How do I complete this "Cayley table" or binary operation table?

Question

I have an algebraic structure $(S,\cdot)$ and $a,b,c,d \in S$ where $a,b,c,d$ are not necessarily four distinct elements. This is part of a larger problem that I am working on and based on what I know, the following is the operation table or "Cayley table" (quotes because this isn't necessarily a group):

$$\begin{array}{c|cccc} \cdot & a & b & c & d \\\hline a & a & & c & \\ b & & b & & d \\ c & & c & & a \\ d & d & & b & \\ \end{array} $$

The table is made such that $d \cdot c = b$.

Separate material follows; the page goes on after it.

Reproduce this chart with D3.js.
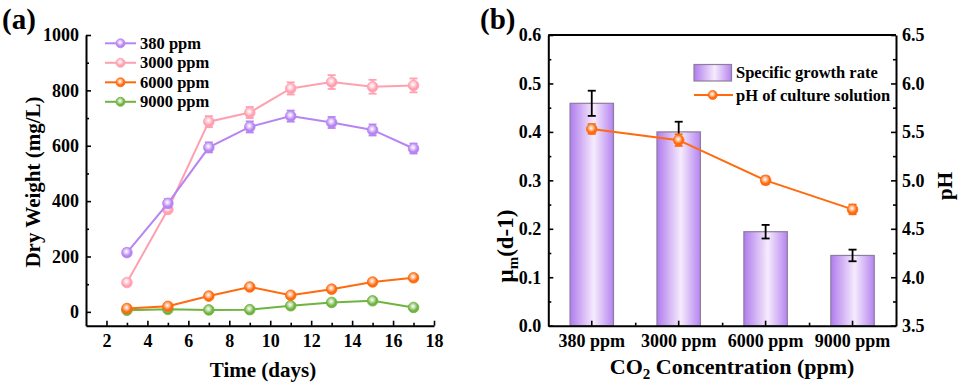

The minimum assumption I want to make is that one of associativity, because I can't even manipulate equations without it.

My primary question is: Is it possible to fill in any more spaces on this binary operation table with the information given and assuming associativity only?

If not, what (minimum number of) assumptions would I have to make to fill up the table completely?

Answer 1

Computer search finds these three completions and no others:

$$\begin{array}{c|cccc} \cdot & a & b & c & d \\\hline a & a & c & c & a \\ b & d & b & b & d \\ c & a & c & c & a \\ d & d & b & b & d \\ \end{array} $$

$$\begin{array}{c|cccc} \cdot & a & b & c & d \\\hline a & a & a & c & c \\ b & b & b & d & d \\ c & c & c & a & a \\ d & d & d & b & b \\ \end{array} $$

$$\begin{array}{c|cccc} \cdot & a & b & c & d \\\hline a & a & b & c & d \\ b & a & b & c & d \\ c & d & c & b & a \\ d & d & c & b & a \\ \end{array} $$

Answer 2

If $a=b=c=d$, then any possible filling is trivially associative. Therefore, assumption of associativity alone can't rule out any filling (or force any), so you can't say anything about permissible fillings assuming just associativity alone, and no assumptions (about values of specific products) short of assuming all of them will be sufficient.

I think the problem (highlighted by the previous paragraph) is that you are not asking the right question. The right question would be, what kind of associative operations can satisfy this partial Cayley table.

Under some assumptions about (in)equality of various of $a,b,c,d$ you can find a unique correct filling up to obvious identification, or equivalently, a unique binary operation satisfying the table.

For example, if you assume that $a=b=c=d$, then $\cdot$ is just the trivial group operation, and if you assume that $a=b\neq c=d$, then $\cdot$ is the two-element group operation with neutral element $a=b$. In fact, for those two, you don't even need to assume associativity, as it follows from the partial table.